* _Source code of charts_
════

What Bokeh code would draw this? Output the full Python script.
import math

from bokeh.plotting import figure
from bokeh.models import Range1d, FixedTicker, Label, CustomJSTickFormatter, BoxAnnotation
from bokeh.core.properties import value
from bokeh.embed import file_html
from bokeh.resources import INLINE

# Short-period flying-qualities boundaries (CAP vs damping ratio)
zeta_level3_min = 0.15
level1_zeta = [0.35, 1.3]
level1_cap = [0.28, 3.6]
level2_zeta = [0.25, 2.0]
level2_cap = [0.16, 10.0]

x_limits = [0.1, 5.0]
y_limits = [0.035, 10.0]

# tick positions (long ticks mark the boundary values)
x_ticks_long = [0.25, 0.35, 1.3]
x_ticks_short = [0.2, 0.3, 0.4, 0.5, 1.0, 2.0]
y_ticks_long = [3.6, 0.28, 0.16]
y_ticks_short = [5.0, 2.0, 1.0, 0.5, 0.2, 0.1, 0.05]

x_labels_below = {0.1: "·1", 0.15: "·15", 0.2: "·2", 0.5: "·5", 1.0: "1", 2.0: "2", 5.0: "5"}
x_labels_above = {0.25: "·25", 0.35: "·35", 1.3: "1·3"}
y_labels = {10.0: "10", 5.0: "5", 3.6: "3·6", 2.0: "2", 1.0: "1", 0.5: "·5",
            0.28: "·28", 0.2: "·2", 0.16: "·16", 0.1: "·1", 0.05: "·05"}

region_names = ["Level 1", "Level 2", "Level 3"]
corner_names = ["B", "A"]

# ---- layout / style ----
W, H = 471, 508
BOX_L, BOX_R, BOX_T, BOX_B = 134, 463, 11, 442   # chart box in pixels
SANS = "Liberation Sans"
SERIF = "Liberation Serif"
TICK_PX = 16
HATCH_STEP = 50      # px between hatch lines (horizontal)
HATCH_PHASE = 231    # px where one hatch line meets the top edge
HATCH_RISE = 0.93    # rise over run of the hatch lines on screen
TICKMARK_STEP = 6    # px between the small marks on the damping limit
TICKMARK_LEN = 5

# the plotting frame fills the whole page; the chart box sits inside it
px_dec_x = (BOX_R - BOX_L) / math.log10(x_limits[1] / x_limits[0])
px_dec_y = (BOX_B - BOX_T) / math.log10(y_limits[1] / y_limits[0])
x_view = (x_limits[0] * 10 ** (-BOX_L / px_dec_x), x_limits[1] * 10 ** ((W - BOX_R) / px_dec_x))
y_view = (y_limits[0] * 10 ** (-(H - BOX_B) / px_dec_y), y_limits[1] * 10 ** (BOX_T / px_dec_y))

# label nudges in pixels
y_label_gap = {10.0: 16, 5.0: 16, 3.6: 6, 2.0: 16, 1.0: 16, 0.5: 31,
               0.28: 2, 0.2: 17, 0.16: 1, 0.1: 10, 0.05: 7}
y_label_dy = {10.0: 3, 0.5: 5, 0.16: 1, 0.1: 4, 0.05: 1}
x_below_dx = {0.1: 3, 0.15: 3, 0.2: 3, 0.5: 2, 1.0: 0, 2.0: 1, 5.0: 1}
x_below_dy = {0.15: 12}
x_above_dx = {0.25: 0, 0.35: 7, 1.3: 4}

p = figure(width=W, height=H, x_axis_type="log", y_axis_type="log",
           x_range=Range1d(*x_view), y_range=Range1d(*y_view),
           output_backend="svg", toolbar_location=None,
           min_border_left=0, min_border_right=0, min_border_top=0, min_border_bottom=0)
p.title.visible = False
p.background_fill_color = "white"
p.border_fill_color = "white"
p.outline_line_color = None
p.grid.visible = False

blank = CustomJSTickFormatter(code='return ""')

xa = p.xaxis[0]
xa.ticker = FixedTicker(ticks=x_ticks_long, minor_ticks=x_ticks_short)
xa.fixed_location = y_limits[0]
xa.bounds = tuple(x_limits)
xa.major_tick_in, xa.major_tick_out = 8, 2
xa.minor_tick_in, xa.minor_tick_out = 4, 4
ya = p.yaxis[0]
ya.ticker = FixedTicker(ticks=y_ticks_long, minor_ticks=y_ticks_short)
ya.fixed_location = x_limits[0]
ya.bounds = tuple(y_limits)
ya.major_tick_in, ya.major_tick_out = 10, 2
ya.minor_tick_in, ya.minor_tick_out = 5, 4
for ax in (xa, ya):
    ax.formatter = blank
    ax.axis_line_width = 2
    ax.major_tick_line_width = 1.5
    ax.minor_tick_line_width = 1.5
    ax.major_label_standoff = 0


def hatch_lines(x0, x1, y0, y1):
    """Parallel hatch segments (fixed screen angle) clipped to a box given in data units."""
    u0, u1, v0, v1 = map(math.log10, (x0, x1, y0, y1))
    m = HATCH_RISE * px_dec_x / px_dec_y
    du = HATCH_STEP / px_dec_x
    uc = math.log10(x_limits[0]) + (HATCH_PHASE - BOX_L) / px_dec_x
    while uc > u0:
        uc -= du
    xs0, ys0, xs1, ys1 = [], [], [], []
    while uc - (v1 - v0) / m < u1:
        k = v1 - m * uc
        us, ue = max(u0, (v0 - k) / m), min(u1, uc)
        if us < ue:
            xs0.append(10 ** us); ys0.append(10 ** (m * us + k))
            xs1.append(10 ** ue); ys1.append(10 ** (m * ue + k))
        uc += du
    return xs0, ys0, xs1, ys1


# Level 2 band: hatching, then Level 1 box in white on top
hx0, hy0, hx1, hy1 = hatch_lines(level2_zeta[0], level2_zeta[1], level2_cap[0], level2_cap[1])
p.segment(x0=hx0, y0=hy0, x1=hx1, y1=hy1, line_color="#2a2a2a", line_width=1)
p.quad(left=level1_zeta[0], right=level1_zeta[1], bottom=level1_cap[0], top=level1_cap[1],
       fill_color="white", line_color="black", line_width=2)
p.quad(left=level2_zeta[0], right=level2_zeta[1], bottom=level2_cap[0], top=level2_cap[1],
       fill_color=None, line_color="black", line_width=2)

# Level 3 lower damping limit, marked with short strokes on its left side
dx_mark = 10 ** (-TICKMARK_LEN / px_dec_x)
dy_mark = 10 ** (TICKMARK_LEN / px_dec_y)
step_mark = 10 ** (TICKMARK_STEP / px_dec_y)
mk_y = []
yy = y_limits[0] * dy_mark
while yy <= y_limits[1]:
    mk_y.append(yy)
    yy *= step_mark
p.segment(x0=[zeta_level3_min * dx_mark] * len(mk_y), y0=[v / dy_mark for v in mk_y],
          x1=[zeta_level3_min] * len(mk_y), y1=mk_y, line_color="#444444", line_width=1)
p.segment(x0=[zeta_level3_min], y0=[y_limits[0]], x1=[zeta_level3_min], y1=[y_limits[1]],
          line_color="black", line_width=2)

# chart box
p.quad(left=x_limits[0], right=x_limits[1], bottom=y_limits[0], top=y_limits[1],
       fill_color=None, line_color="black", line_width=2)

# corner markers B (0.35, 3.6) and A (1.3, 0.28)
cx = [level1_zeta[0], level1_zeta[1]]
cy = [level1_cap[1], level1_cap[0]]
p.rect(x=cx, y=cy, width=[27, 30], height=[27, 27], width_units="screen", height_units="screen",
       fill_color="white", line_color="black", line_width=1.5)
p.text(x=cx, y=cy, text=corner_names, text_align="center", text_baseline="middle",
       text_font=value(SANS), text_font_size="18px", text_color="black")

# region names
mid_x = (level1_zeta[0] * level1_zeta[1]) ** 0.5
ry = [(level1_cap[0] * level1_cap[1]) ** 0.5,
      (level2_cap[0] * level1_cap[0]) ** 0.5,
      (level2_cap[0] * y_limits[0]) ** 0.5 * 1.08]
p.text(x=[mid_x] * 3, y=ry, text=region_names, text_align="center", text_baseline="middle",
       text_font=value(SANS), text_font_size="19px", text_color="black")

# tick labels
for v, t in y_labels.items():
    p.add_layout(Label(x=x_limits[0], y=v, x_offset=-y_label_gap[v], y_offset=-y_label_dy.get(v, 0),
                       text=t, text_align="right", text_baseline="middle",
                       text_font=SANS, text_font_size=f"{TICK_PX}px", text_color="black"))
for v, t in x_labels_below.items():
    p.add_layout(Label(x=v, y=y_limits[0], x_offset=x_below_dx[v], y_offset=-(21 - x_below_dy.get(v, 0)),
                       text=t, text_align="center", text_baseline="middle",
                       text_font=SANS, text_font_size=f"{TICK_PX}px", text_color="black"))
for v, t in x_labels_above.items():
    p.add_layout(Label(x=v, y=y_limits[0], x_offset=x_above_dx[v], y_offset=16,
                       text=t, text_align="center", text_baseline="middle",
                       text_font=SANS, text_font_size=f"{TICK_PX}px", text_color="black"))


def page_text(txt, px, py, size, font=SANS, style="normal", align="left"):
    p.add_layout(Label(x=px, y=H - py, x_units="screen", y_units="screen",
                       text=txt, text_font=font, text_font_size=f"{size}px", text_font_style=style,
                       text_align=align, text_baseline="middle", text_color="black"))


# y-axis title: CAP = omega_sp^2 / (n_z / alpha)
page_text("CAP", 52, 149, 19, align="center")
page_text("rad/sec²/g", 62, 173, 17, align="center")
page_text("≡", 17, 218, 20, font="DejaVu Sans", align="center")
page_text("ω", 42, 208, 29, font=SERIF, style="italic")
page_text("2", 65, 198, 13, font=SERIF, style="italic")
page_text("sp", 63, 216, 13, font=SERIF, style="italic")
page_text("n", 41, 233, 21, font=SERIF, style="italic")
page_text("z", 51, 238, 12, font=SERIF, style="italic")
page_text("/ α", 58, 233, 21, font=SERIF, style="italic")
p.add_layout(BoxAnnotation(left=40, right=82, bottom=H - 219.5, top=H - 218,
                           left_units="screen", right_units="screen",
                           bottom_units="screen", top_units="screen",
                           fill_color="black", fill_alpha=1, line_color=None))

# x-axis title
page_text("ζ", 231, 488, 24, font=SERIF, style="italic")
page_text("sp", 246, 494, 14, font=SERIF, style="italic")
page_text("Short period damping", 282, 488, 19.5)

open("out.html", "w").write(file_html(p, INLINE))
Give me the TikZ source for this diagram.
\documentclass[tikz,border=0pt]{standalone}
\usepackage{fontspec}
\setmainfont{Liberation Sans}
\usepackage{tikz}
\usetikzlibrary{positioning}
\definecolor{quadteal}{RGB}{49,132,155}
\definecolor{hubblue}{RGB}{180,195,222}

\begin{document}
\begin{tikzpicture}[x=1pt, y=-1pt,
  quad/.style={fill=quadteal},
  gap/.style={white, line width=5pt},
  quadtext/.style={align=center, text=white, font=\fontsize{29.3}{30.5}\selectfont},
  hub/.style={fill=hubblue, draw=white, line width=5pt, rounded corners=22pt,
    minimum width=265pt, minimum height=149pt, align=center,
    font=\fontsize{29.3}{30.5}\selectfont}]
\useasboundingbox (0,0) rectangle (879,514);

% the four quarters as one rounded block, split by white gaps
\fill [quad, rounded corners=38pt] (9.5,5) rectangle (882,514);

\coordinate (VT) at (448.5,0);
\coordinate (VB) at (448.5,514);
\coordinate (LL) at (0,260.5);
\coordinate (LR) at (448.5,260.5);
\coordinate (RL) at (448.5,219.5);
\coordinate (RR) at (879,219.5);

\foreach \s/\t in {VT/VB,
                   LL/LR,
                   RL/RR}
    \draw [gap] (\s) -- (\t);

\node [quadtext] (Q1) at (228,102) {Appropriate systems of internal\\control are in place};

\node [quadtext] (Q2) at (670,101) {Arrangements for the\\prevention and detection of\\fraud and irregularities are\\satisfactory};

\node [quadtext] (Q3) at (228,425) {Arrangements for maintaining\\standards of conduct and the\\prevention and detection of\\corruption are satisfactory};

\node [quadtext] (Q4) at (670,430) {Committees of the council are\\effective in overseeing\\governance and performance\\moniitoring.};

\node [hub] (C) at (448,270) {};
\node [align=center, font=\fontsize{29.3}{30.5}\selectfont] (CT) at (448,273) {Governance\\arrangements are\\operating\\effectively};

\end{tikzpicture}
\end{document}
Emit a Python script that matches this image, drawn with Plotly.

════

* _Task objective_
Starting at the first line of the material above, reproduce each line exactly up to and including the line with "import math".

* _Full response_
What Bokeh code would draw this? Output the full Python script.
import math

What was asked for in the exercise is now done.